At the urging of his agent, Art Mann, Willy rents an expensive villa in Mexico, where he is to recuperate and finish the Boone manuscript. He’s also been asked to modify his screenplay of To Have and to Hold, which smokin’ hot Hollywood director Hans Stempl has picked up. Grudgingly he packs himself, Penny, Sadie’s diary, and his computer off to Puerto Vallarta, “Pee Vee” to his friends, and settles in.

Sadie, meanwhile, is quickly growing into a nervous teenager. After much sleeping around, her sister has taken up with the drug-addled Nial and given birth to the hyperactive Jack. The three live in a council estate. Sophie is far from a doting mother, and though she refuses to speak with Willy, she regularly hits him up for money. Disgusted and dismayed by Sophie’s life, Willy is still her father, and dutifully sends checks.

Lacking the sexual confidence of her sibling, Sadie’s adolescence is a bumpy one. She’s disturbed by Sophie’s actions, which include drug use during her pregnancy. Her own visits to various therapists soon become a source of weary distaste. “’That must have been very difficult for you,’ he said when I was done. They always say stuff like that. ‘This must hurt.’ …Yeah, yeah, boo hoo.”

Willy’s appeal to women may be a mystery, but Heller is deftly manages to elicit sympathy for him. As he describes Oona depression and drinking, his difficulties with the role of fatherhood, and, most movingly, the good memories of early family life, a time of little money but enough happiness, we come to understand why, like Audrey in The Believers, he’s become so embittered. While his continued bad behavior makes complete forgiveness is impossible, we still feel a glimmer of fellow feeling. Willy is mightily flawed, but he’s not incapable of loving other people: he is a human being.

Sadie leaves Margaret’s home, joining Sophie, Nial, and baby Jack in a squat, which she admits “isn’t very nice.” Depressed and adrift, passive, she fall for a married man who treats her abominably. Yet she becomes increasingly obsessed with him.

In Mexico, Willy manages to find trouble even when he should be working. His romantic life is a mess. Hans Stumpel is just down the road in another, fancier resort, and would very much like changes to Willy’s screenplay that add lots of meaningless action while completely altering the story.
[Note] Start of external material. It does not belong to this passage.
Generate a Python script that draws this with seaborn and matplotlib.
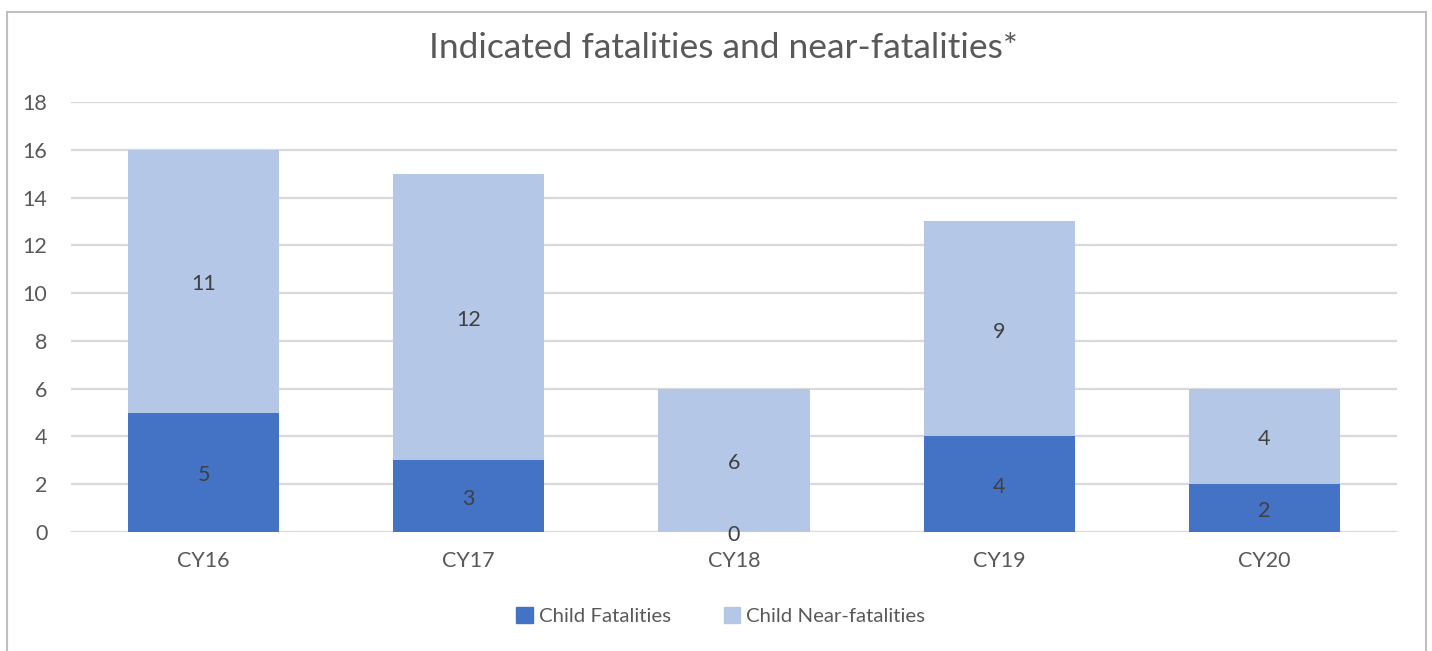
import matplotlib
matplotlib.use("Agg")
import matplotlib.pyplot as plt
import seaborn as sns
import pandas as pd
from matplotlib.patches import Rectangle

years = ["CY16", "CY17", "CY18", "CY19", "CY20"]
fatalities = [5, 3, 0, 4, 2]
near_fatalities = [11, 12, 6, 9, 4]
yticks = [0, 2, 4, 6, 8, 10, 12, 14, 16, 18]

dark = "#4472C4"
light = "#B4C7E7"
grid_c = "#D9D9D9"
text_c = "#595959"

sns.set_theme(style="white")
plt.rcParams["font.family"] = ["Lato", "DejaVu Sans"]

totals = [f + n for f, n in zip(fatalities, near_fatalities)]
df = pd.DataFrame({"year": years, "fatal": fatalities, "near": near_fatalities, "total": totals})

fig = plt.figure(figsize=(14.32, 6.51), dpi=100)
ax = fig.add_axes([71/1432, 1-532/651, (1397-71)/1432, (532-102)/651])

sns.barplot(data=df, x="year", y="total", color=light, width=0.57, ax=ax,
            saturation=1, linewidth=0, zorder=3)
sns.barplot(data=df, x="year", y="fatal", color=dark, width=0.57, ax=ax,
            saturation=1, linewidth=0, zorder=3)

ax.set_ylim(0, 18)
ax.set_xlim(-0.5, len(years) - 0.5)
ax.set_yticks(yticks)
ax.yaxis.grid(True, color=grid_c, linewidth=1.6, zorder=0)
ax.set_axisbelow(True)
for s in ax.spines.values():
    s.set_visible(False)
ax.axhline(0, color=grid_c, linewidth=1.8, zorder=2)
ax.set_xlabel("")
ax.set_ylabel("")
ax.tick_params(axis="y", length=0, pad=17, labelsize=15.5, labelcolor=text_c)
ax.tick_params(axis="x", length=0, pad=14, labelsize=15.5, labelcolor=text_c)

for i, (f, n) in enumerate(zip(fatalities, near_fatalities)):
    ax.annotate(str(f), (i, f / 2), xytext=(0, -3), textcoords="offset pixels",
                ha="center", va="center", fontsize=15.5, color="#404040", zorder=5)
    ax.annotate(str(n), (i, f + n / 2), xytext=(0, -3), textcoords="offset pixels",
                ha="center", va="center", fontsize=15.5, color="#404040", zorder=5)

fig.text(723/1432, 1-48/651, "Indicated fatalities and near-fatalities*", ha="center", va="center",
         fontsize=25.5, color=text_c)

handles = [Rectangle((0, 0), 1, 1, color=dark), Rectangle((0, 0), 1, 1, color=light)]
fig.legend(handles, ["Child Fatalities", "Child Near-fatalities"], loc="center",
           bbox_to_anchor=(721/1432, 1-616/651), ncol=2, frameon=False, fontsize=14.7,
           handlelength=0.8, handleheight=0.8, handletextpad=0.3, columnspacing=2.6,
           labelcolor=text_c)

border = Rectangle((7/1432, -0.05), (1426-7)/1432, 1-12/651+0.05, transform=fig.transFigure,
                   fill=False, edgecolor="#BFBFBF", linewidth=1.5)
fig.patches.append(border)

fig.savefig("out.png", dpi=100)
Sadie’s diary casts Willy back in time, reliving his childhood with his highly strung, German-born mother, whose marriage to Willy’s father Hermann, a Jew, meant the family was forced to move about Europe before settling in England. Hermann dies abruptly, leaving his wife with two small, half-Jewish children who are left to raise themselves.
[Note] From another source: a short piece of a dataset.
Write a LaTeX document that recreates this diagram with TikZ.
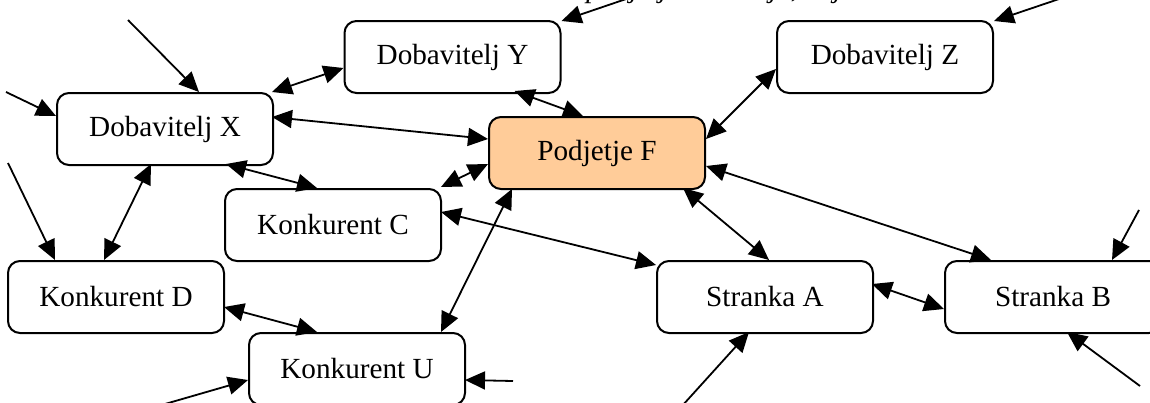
\documentclass[tikz,border=0pt]{standalone}
\usepackage{fontspec}
\setmainfont{Liberation Serif}
\usetikzlibrary{arrows.meta}
\definecolor{peach}{HTML}{FFCC99}
\begin{document}
\begin{tikzpicture}[x=0.5pt,y=-0.5pt,
  entity/.style={draw,line width=1pt,rounded corners=6pt,minimum width=108pt,
    minimum height=36pt,inner sep=0pt,font=\fontsize{14.6}{17}\selectfont,fill=white},
  firm/.style={entity,fill=peach},
  link/.style={line width=0.9pt,{Triangle[length=10pt,width=9pt]}-{Triangle[length=10pt,width=9pt]}},
  feed/.style={line width=0.9pt,-{Triangle[length=10pt,width=9pt]}}]
\useasboundingbox (0,0) rectangle (1150,402);
\clip (0,0) rectangle (1150,402);

% heading line, mostly above the visible area
\node[anchor=base west,inner sep=0pt,font=\fontsize{14.6}{17}\selectfont\itshape] (heading) at (586,-3) {podjetja in okolje, ki jih};

% actors
\node[entity] (X) at (165,129) {Dobavitelj X};
\node[entity] (Y) at (452.5,57) {Dobavitelj Y};
\node[firm]   (F) at (597,153) {Podjetje F};
\node[entity] (Z) at (885,57) {Dobavitelj Z};
\node[entity] (C) at (333,225) {Konkurent C};
\node[entity] (D) at (116,297) {Konkurent D};
\node[entity] (U) at (357,369) {Konkurent U};
\node[entity] (A) at (765,297) {Stranka A};
\node[entity] (B) at (1053,297) {Stranka B};

% loose ends of incoming influences
\coordinate (inX1) at (128,20);
\coordinate (inX2) at (6,92);
\coordinate (inD)  at (8,163);
\coordinate (inY)  at (632,-3);
\coordinate (inZ)  at (1062,-2);
\coordinate (inU1) at (158,406);
\coordinate (inU2) at (513,381);
\coordinate (inA)  at (682,406);
\coordinate (inB1) at (1140,386);
\coordinate (inB2) at (1139,210);

% incoming influences
\draw[feed] (inX1) -- ([shift={(143,0)}]X.north west);
\draw[feed] (inX2) -- ([shift={(0,24)}]X.north west);
\draw[feed] (inD)  -- ([shift={(48,0)}]D.north west);
\draw[feed] (inY)  -- ([shift={(218,1)}]Y.north west);
\draw[feed] (inZ)  -- ([shift={(218,1)}]Z.north west);
\draw[feed] (inU1) -- ([shift={(0,48)}]U.north west);
\draw[feed] (inU2) -- ([shift={(217,48)}]U.north west);
\draw[feed] (inA)  -- ([shift={(93,72)}]A.north west);
\draw[feed] (inB1) -- ([shift={(123,72)}]B.north west);
\draw[feed] (inB2) -- ([shift={(168,0)}]B.north west);

% mutual relations
\draw[link] ([shift={(216,0)}]X.north west) -- ([shift={(0,48)}]Y.north west);
\draw[link] ([shift={(216,25)}]X.north west) -- ([shift={(0,23)}]F.north west);
\draw[link] ([shift={(170,72)}]X.north west) -- ([shift={(93,0)}]C.north west);
\draw[link] ([shift={(171,71)}]Y.north west) -- ([shift={(95,0)}]F.north west);
\draw[link] ([shift={(218,23)}]F.north west) -- ([shift={(0,49)}]Z.north west);
\draw[link] ([shift={(0,48)}]F.north west) -- ([shift={(217,-1)}]C.north west);
\draw[link] ([shift={(24,73)}]F.north west) -- ([shift={(193,0)}]U.north west);
\draw[link] ([shift={(195,72)}]F.north west) -- ([shift={(113,0)}]A.north west);
\draw[link] ([shift={(218,50)}]F.north west) -- ([shift={(47,0)}]B.north west);
\draw[link] ([shift={(217,24)}]C.north west) -- ([shift={(0,5)}]A.north west);
\draw[link] ([shift={(95,72)}]X.north west) -- ([shift={(97,0)}]D.north west);
\draw[link] ([shift={(217,47)}]D.north west) -- ([shift={(69,0)}]U.north west);
\draw[link] ([shift={(216,24)}]A.north west) -- ([shift={(0,49)}]B.north west);
\end{tikzpicture}
\end{document}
Willy’s aged mother dies, and he flies to England, ostensibly to help Monika clean out their mother’s home. He also plans to try and visit Sophie.

Even with Penny at his side, the visit is a disaster. Monika is kindly and helpful, as always, but Sophie has voluntarily sunken into squalor. Nial is a serious addict. Jack is already in therapy for hyperactivity. After a painfully awkward visit with Willy, Sophie once demands money, and receives it gracelessly. Any hoped-for rapprochement is lost. Cleaning out his mother’s apartment isn’t much better. Willy hightails it back to the States, where he learns his finances are severely dwindling.
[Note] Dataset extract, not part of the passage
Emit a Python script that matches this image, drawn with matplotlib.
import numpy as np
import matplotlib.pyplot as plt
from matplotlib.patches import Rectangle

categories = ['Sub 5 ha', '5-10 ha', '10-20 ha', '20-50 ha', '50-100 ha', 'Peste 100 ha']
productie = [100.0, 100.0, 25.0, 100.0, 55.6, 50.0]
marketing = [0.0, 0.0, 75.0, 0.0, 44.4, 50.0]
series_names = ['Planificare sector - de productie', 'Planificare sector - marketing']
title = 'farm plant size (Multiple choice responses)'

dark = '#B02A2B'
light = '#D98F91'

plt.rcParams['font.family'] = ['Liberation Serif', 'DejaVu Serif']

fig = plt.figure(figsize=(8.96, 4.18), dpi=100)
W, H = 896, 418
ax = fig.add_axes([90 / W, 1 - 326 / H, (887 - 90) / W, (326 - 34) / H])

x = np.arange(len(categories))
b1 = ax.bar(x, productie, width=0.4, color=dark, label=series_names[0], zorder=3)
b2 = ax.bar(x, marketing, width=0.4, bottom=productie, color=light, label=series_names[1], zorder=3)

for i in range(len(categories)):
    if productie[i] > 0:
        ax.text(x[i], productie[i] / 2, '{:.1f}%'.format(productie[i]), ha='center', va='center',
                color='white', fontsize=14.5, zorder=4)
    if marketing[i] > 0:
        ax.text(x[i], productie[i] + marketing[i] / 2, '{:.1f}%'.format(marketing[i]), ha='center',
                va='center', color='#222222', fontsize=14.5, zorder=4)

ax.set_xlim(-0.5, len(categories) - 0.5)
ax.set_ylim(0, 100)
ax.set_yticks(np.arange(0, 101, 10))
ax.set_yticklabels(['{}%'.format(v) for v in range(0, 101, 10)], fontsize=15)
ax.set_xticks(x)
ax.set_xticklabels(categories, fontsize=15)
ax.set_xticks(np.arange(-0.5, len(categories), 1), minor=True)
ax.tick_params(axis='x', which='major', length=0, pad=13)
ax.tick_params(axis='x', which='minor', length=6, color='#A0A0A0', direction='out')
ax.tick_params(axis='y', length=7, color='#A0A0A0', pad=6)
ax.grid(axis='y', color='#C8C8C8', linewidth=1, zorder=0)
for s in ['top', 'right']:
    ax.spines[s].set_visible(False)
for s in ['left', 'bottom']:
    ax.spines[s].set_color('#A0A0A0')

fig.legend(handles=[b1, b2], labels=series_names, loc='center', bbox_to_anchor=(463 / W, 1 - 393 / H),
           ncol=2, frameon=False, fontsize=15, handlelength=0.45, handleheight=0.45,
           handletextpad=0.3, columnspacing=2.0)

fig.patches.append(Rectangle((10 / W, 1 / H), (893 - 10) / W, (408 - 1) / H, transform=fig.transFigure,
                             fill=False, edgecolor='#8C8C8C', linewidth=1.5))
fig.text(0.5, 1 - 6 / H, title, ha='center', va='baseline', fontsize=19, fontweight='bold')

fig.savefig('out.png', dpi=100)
Sadie has become pregnant by her married lover, Michael, who mercilessly insists on abortion while cruelly noting her “fat fingers” and swollen feet. When she decides to keep the child, he abandons her.

Despite his financial woes, Willy returns to the overpriced Mexican villa. Mayhem has ensued in his absence, and after a series of blunders, Willy comes to terms with himself, the truth of his life, and the need to take responsibility for himself. Of Heller’s three novels, this first one offers a chance at redemption her other two works do not. There’s some happiness to be found at the close of The Believers, but it doesn’t come close to Willy’s voluntary efforts to make amends. hether this is a statement about Heller’s progress as a writer or her changing views on the possibly of atonement remains to be seen.